An der Stelle der „alte Schule“ errichtete man bis 1547 einen Neubau, der ebenfalls schulische Funktionen erfüllen sollte: Im Obergeschoß beherbergte er die berühmte Gymnasialbibliothek und im Erdgeschoß den großen Vorlesungssaal des Gymnasiums, das „Auditorium“. Bedauerlicherweise wurde bei dem großen Stadtbrand vom 21. April 1689 der obere Teil des Hauses zerstört und ein Großteil der Bibliothek fiel den Flammen zum Opfer. Die Inschrift, die an die berühmte Gymnasialbibliothek erinnert, „HIC FUIT BIBLIOTHECA SCHOLAE CORONENSIS IOHANNES HONTERUS – 1547“, schmückt bereits seit geraumer Zeit die der Schwarzen Kirche zugewandte Fassade des Gebäudes. Im Erdgeschoß blieb die Bausubstanz des 16. Jahrhunderts aber größtenteils erhalten, und heute empfängt hier im alten „Auditorium“ der bezaubernde Geschenkeladen der Schwarzen Kirche, INSPIRATIO gift studio, die Eintretenden in historischem Ambiente.
Im August dieses Jahres waren auf Einladung der Evangelischen Kirche A.B. Kronstadt besonders engagierte Fachkräfte eigens nach Kronstadt gekommen, um die neue Inschrift sachgerecht anzubringen. Erfahrene Ausbilder und zwanzig Auszubildende im Maler- und Lackiererhandwerk aus Deutschland, Österreich und der Schweiz nahmen zwischen dem 13. und dem 22. August auf Einladung der deutschen Sto-Stiftung an einem „Internationalen Denkmalcamp“ in Martinsdorf teil. In Verbindung mit dem Verein „Handwerkerschule Martinsdorf e.V.“ erhalten diese jungen Menschen die Gelegenheit, sich unter fachlicher Anleitung mit dem Restaurieren von historischen Objekten vertraut zu machen.

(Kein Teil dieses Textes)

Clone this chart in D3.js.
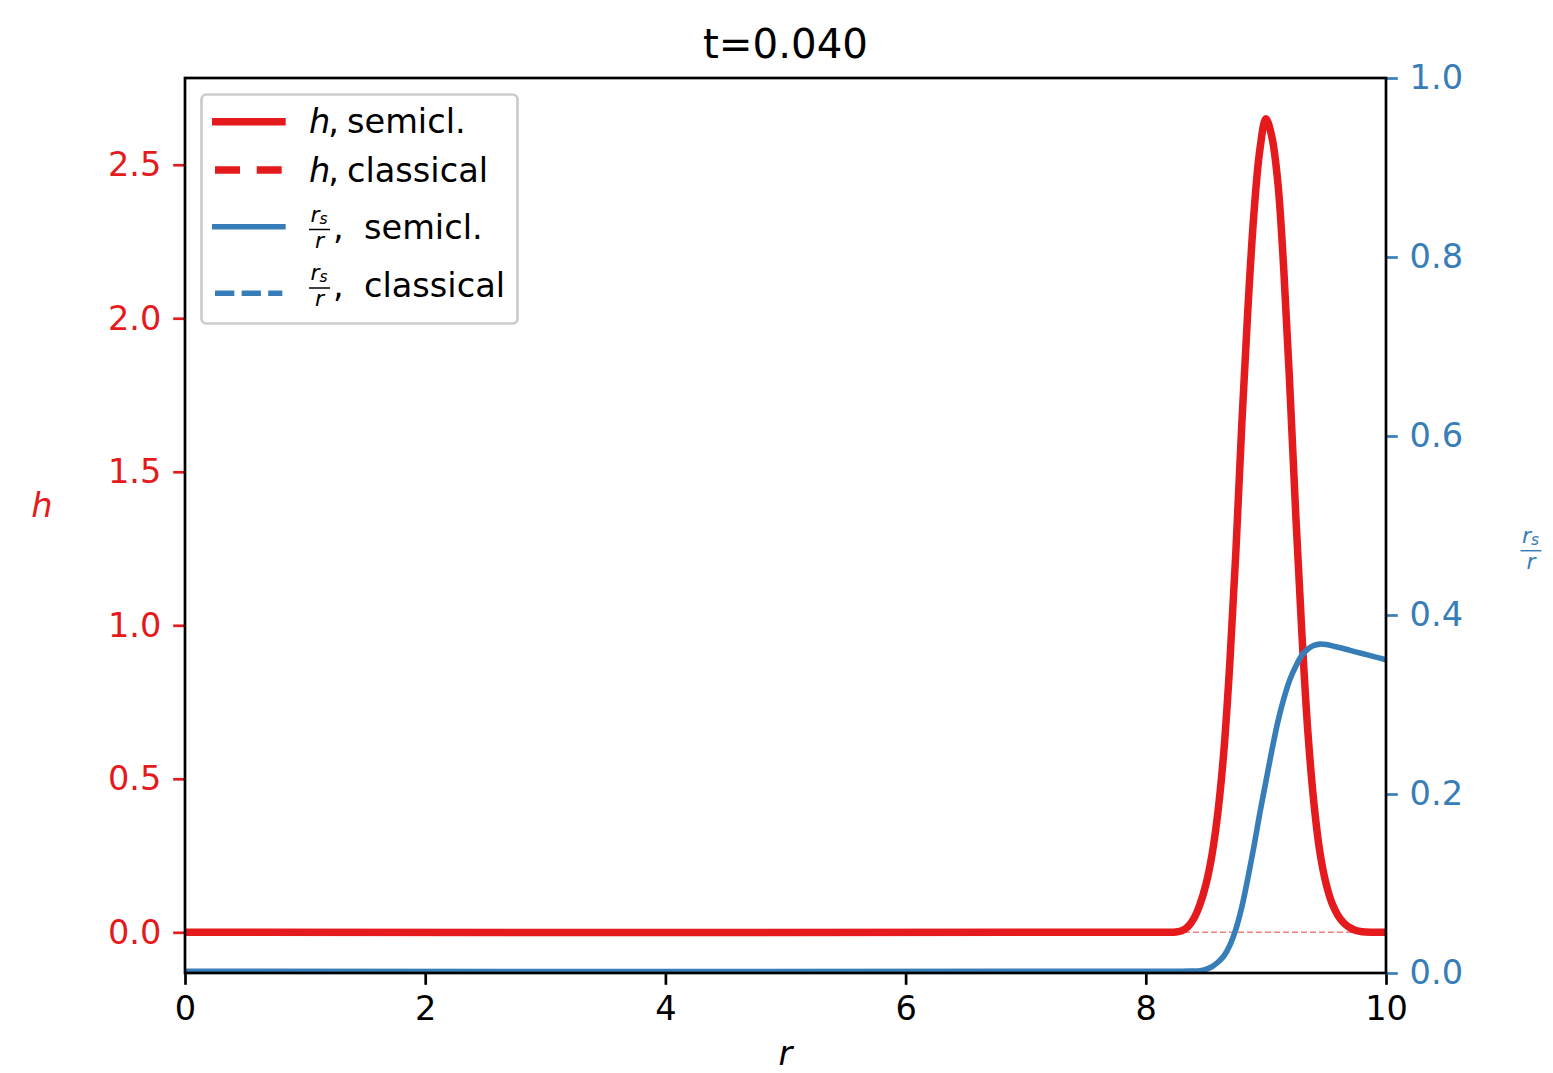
<!DOCTYPE html>
<html>
<head>
<meta charset="utf-8">
<script src="https://cdn.jsdelivr.net/npm/d3@7"></script>
<style>
  body { margin: 0; background: #fff; }
  svg { display: block; }
  text { font-family: "DejaVu Sans", sans-serif; }
</style>
</head>
<body>
<svg id="chart" width="1553" height="1073"></svg>
<script>
// ---- data ----
const titleText = "t=0.040";

// h, semiclassical
const rH = [0, 8.0, 8.25, 8.3, 8.35, 8.4, 8.45, 8.5, 8.55, 8.6, 8.65, 8.7, 8.75, 8.8, 8.85, 8.9, 8.95,
            9.0, 9.05, 9.1, 9.15, 9.2, 9.25, 9.3, 9.35, 9.4, 9.45, 9.5, 9.55, 9.6, 9.65, 9.7, 9.75, 9.8, 10];
const hSemi = [0, 0, 0.001, 0.005, 0.018, 0.045, 0.09, 0.155, 0.25, 0.39, 0.59, 0.88, 1.24, 1.66, 2.03, 2.34, 2.55,
               2.65, 2.59, 2.44, 2.15, 1.77, 1.35, 0.97, 0.65, 0.42, 0.26, 0.16, 0.095, 0.055, 0.03, 0.015, 0.006, 0.002, 0];

// r_s / r, semiclassical
const rRs = [0, 8.3, 8.45, 8.5, 8.55, 8.6, 8.65, 8.7, 8.75, 8.8, 8.85, 8.9, 8.95, 9.0, 9.05, 9.1, 9.15,
             9.2, 9.25, 9.3, 9.35, 9.4, 9.45, 9.5, 9.6, 9.7, 9.8, 9.9, 10];
const rsSemi = [0.002, 0.002, 0.0025, 0.004, 0.007, 0.012, 0.019, 0.031, 0.049, 0.074, 0.106, 0.141, 0.179, 0.214, 0.249, 0.281, 0.307,
                0.328, 0.343, 0.355, 0.362, 0.366, 0.3675, 0.367, 0.364, 0.3605, 0.357, 0.3535, 0.350];

// classical solutions
const rClassical = [0, 10];
const hClassical = [0, 0];
const rsClassical = [0, 0];

const xTicks = [0, 2, 4, 6, 8, 10];
const hTicks = [0, 0.5, 1.0, 1.5, 2.0, 2.5];
const rsTicks = [0, 0.2, 0.4, 0.6, 0.8, 1.0];

const RED = "#e41a1c";
const BLUE = "#377eb8";
const FONT = 33.6;

// ---- layout ----
const L = 185, R = 1386, T = 78, B = 973;
const svg = d3.select("#chart");
svg.append("rect").attr("width", 1553).attr("height", 1073).attr("fill", "#fff");

const x = d3.scaleLinear().domain([0, 10]).range([L, R]);
const yH = d3.scaleLinear().domain([-0.1325, 2.7825]).range([B, T]);
const yRs = d3.scaleLinear().domain([0, 1]).range([B, T]);

svg.append("clipPath").attr("id", "plotclip")
  .append("rect").attr("x", L).attr("y", T).attr("width", R - L).attr("height", B - T);

const plot = svg.append("g").attr("clip-path", "url(#plotclip)");

const smooth = d3.curveCatmullRom.alpha(0.5);
const lineH = d3.line().x(d => x(d[0])).y(d => yH(d[1])).curve(smooth);
const lineRs = d3.line().x(d => x(d[0])).y(d => yRs(d[1])).curve(smooth);

// classical h (thin, faint dashed)
plot.append("path")
  .datum(d3.zip(rClassical, hClassical))
  .attr("d", lineH)
  .attr("fill", "none").attr("stroke", RED).attr("stroke-opacity", 0.55)
  .attr("stroke-width", 1.6).attr("stroke-dasharray", "6 3");

// semiclassical h
plot.append("path")
  .datum(d3.zip(rH, hSemi))
  .attr("d", lineH)
  .attr("fill", "none").attr("stroke", RED).attr("stroke-width", 7.5)
  .attr("stroke-linejoin", "round").attr("stroke-linecap", "butt");

// classical r_s/r (thin, faint dashed)
plot.append("path")
  .datum(d3.zip(rClassical, rsClassical))
  .attr("d", lineRs)
  .attr("fill", "none").attr("stroke", BLUE).attr("stroke-opacity", 0.55)
  .attr("stroke-width", 1.6).attr("stroke-dasharray", "6 3");

// semiclassical r_s/r
plot.append("path")
  .datum(d3.zip(rRs, rsSemi))
  .attr("d", lineRs)
  .attr("fill", "none").attr("stroke", BLUE).attr("stroke-width", 5.6)
  .attr("stroke-linejoin", "round");

// ---- axes ----
function styleAxis(g, color) {
  g.select(".domain").remove();
  g.selectAll(".tick line").attr("stroke", color).attr("stroke-width", 2.7);
  g.selectAll(".tick text").attr("fill", color)
    .style("font-family", '"DejaVu Sans", sans-serif').style("font-size", FONT + "px");
}

const gx = svg.append("g").attr("transform", `translate(0,${B})`)
  .call(d3.axisBottom(x).tickValues(xTicks).tickFormat(d3.format("d")).tickSize(11.8).tickPadding(11.8));
styleAxis(gx, "#000");

const gyL = svg.append("g").attr("transform", `translate(${L},0)`)
  .call(d3.axisLeft(yH).tickValues(hTicks).tickFormat(d3.format(".1f")).tickSize(11.8).tickPadding(11.8));
styleAxis(gyL, RED);

const gyR = svg.append("g").attr("transform", `translate(${R},0)`)
  .call(d3.axisRight(yRs).tickValues(rsTicks).tickFormat(d3.format(".1f")).tickSize(11.8).tickPadding(11.8));
styleAxis(gyR, BLUE);

// spines
svg.append("rect").attr("x", L).attr("y", T).attr("width", R - L).attr("height", B - T)
  .attr("fill", "none").attr("stroke", "#000").attr("stroke-width", 2.7);

// ---- titles and labels ----
svg.append("text").attr("x", (L + R) / 2).attr("y", 57.5).attr("text-anchor", "middle")
  .style("font-size", "40.3px").attr("fill", "#000").text(titleText);

svg.append("text").attr("x", (L + R) / 2).attr("y", 1065).attr("text-anchor", "middle")
  .style("font-size", FONT + "px").style("font-style", "italic").attr("fill", "#000").text("r");

svg.append("text").attr("x", 42).attr("y", 517).attr("text-anchor", "middle")
  .style("font-size", FONT + "px").style("font-style", "italic").attr("fill", RED).text("h");

// r_s / r drawn as a stacked fraction: numerator, bar, denominator
function fraction(g, cx, barY, color) {
  const num = g.append("text").attr("x", cx - 0.5).attr("y", barY - 8).attr("text-anchor", "middle")
    .attr("fill", color).style("font-size", "22px").style("font-style", "italic");
  num.append("tspan").text("r");
  num.append("tspan").attr("dy", 2).style("font-size", "15.5px").text("s");
  g.append("line").attr("x1", cx - 10.5).attr("x2", cx + 10.5).attr("y1", barY).attr("y2", barY)
    .attr("stroke", color).attr("stroke-width", 1.5);
  g.append("text").attr("x", cx).attr("y", barY + 18).attr("text-anchor", "middle")
    .attr("fill", color).style("font-size", "22px").style("font-style", "italic").text("r");
}

fraction(svg, 1531, 550.7, BLUE);

// ---- legend ----
const lg = svg.append("g");
lg.append("rect").attr("x", 201.5).attr("y", 94.5).attr("width", 316).attr("height", 229)
  .attr("rx", 5).attr("fill", "#fff").attr("fill-opacity", 0.8)
  .attr("stroke", "#cccccc").attr("stroke-width", 2.7);

const legendRows = [
  { color: RED, width: 7.5, dash: null, y: 121.7, base: 133.3, sym: "h", text: "semicl." },
  { color: RED, width: 7.5, dash: "25 16.7", y: 170, base: 181.7, sym: "h", text: "classical" },
  { color: BLUE, width: 5.6, dash: null, y: 226.7, base: 238.5, sym: "frac", text: "semicl." },
  { color: BLUE, width: 5.6, dash: "19.3 7.3", y: 293.3, base: 297, sym: "frac", text: "classical" }
];

legendRows.forEach(row => {
  const x1 = row.dash ? 215 : 212;
  const x2 = row.dash ? 282.3 : 285.7;
  lg.append("line").attr("x1", x1).attr("x2", x2).attr("y1", row.y).attr("y2", row.y)
    .attr("stroke", row.color).attr("stroke-width", row.width)
    .attr("stroke-dasharray", row.dash);
  if (row.sym === "h") {
    const t = lg.append("text").attr("x", 309).attr("y", row.base).style("font-size", FONT + "px")
      .attr("fill", "#000");
    t.append("tspan").style("font-style", "italic").text("h");
    t.append("tspan").attr("dx", -2).text(",");
    lg.append("text").attr("x", 347).attr("y", row.base).style("font-size", FONT + "px")
      .attr("fill", "#000").text(row.text);
  } else {
    fraction(lg, 319.5, row.base - 9, "#000");
    lg.append("text").attr("x", 333).attr("y", row.base).style("font-size", FONT + "px")
      .attr("fill", "#000").text(",");
    lg.append("text").attr("x", 364).attr("y", row.base).style("font-size", FONT + "px")
      .attr("fill", "#000").text(row.text);
  }
});
</script>
</body>
</html>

Vier der Auszubildenden kamen von Martinsdorf auf Stippvisite nach Kronstadt, um die Fassadeninschrift anzubringen. Es war eine bedenkenswerte Fügung, dass eine Inschrift, die dem Gedenken an die Bildungstradition gewidmet ist, gerade mit Beteiligung von jungen Auszubildenden angebracht wurde.
Für die Jugendlichen war es ein besonderes Erlebnis, an einem Ausbildungs-Camp in Siebenbürgen teilzunehmen. Celine, Teilnehmerin aus der Schweiz, sagte, sie sei so begeistert, dass sie sich auch für das nächste „Denkmalcamp“ im Jahr 2022 bewerben wolle; aber Siebenbürgen finde sie so großartig, dass sie entschlossen sei, einmal zurückzukehren, „und sei als Tellerwäscherin“.
Die Inschrift wurde zum richtigen Zeitpunkt angebracht, denn im Oktober wird das Nationalkolleg „Johannes Honterus“ 480 Jahre seit seiner Gründung feiern. Es ist sehr erfreulich, zu bemerken, dass die Kronstädter gerade in diesem Jubiläumsjahr ihr Bildungsanliegen bereits einmal mit einem beherzten, gleichgesinnten Partner teilen konnten.